How to Perform Setu Bandhasana

pregnant woman doing Setu bandhasana bridge poseNew yoga practitioners should practice this pose on a cushioned surface or yoga mat. If possible, practice it in the morning and on an empty stomach.

 Here are the simple steps to perform bridge pose:

  1. Begin by lying on the back with their knees bent and their heels touching their hands.

  2. With the arms alongside the body and palms down, press down with their feet to lift their hips.

  3. Before lifting, practitioners should engage their feet and ankles by stiffening them and pressing them down with their heels and forefeet. Take a deep breath and slowly lift the pelvis and torso off the ground.
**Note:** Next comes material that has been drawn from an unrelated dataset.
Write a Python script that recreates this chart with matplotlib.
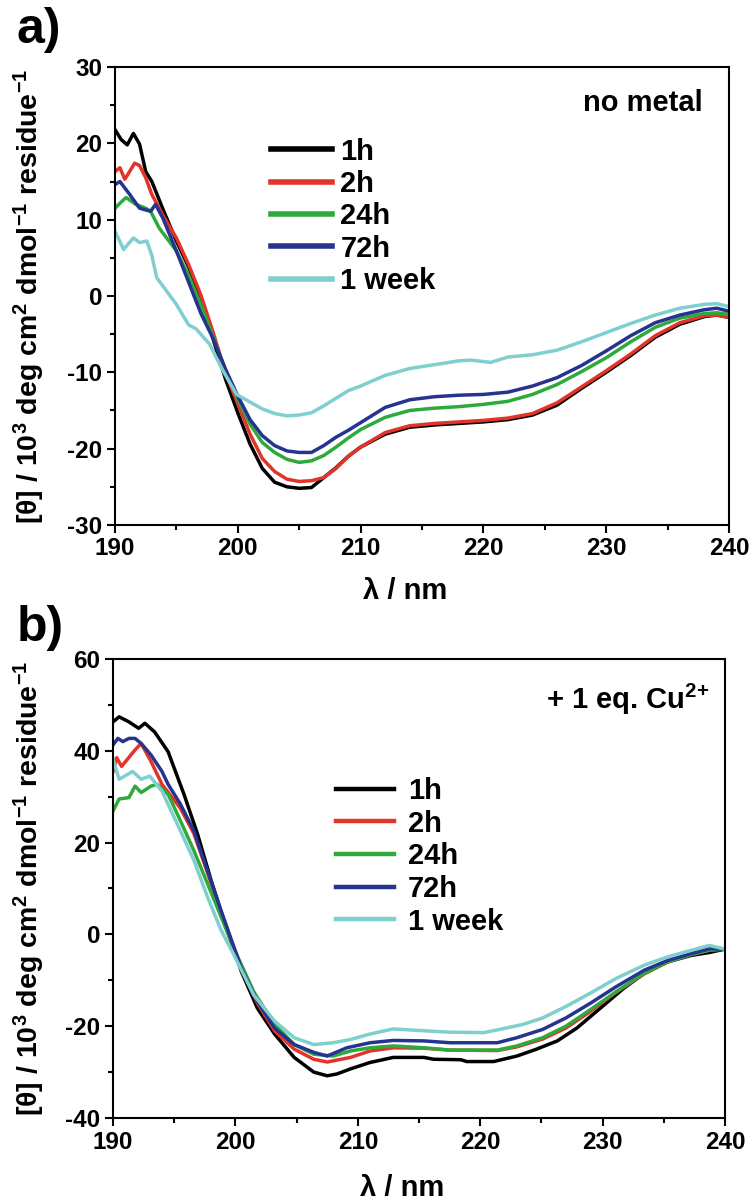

  4. Experiment with turning the feet in and out to ensure that they are parallel, and move the knees in and out to find a comfortable position where the knees are hip-width apart. Adjust the position of their knees slightly inward or outward for comfort, evenly distributing the body weight pressing into the feet.

  5. Practitioners can rotate their shins slightly inward or outward to vary the arch lift and position of their knees. While making these adjustments, it is essential to keep the feet active to ensure knee comfort.

  6. Maintain deep breathing and lower after ] five to ten deep breaths.

  7. Repeat as necessary.

Correcting the Alignment in Bridge Pose

When performing Setu Bandhasana (Bridge Pose), some people may experience their feet turning out. To avoid this, practice aligning the feet while lying on the back with bent knees. Alternately turn the feet in and out to become familiar with parallel placement. Keep the feet parallel and hip-width apart on the floor when performing the actual pose.

Control The Pelvis

When performing Bridge Pose, it is important to tilt the pelvic floor forward by dropping the pubic bone and engaging the spinal erectors to bend the spine backward actively. Begin at the tailbone and sacrum and move upwards to the top of the back of the ribcage. Maintaining this focus throughout the pose will ensure more effective practice.

Engage The Glutes

Once the pelvis is tilted forward and the spinal erectors are active, the practitioner should engage the glutes to lift the hips higher in the bridge pose. As the hips move up, they should shuffle their shoulders forward to deepen the backbend in the lumbar and thoracic spine. It's essential to keep the knees hip-width apart and use the glutes to maintain this position. The practitioner can press down on their inner thighs or upwards for additional support.

Neck engagement

To enhance neck engagement in Setu Bandhasana, one can activate the muscles in front of the neck to lift the chest closer to the chin. Another option is to engage the muscles at the back of the neck to resist the stretch and make the back of the neck feel longer. This neck bend is similar to the one in a shoulder stand but with a less intense stretch.

Strengthening the Legs and Spine

Straightforward yoga asanas like bridge pose strengthen weak and tired legs. As an inversion, the pose places the hips higher than the head. Practitioners can engage their legs to lift their hips and bend their spine backward, creating the bridge-like shape of the pose. This yoga pose has the potential to relieve the lower back and hip joints for greater mobility.

Incorporating Arms in Bridge Pose

After mastering the basic elements of bridge pose, one can incorporate their arms. This can be done by positioning the hands flat on the floor beside the body and actively pressing down to retract the scapulae. Alternatively, one can bend the elbows and point the forearms up with fingers spread, digging the elbows into the floor to lift and open the chest towards the chin. Another option is to clasp the hands behind the back or grab onto the ankles with palms facing inward. The arms can pull on the ankles while the leg muscles resist the pull.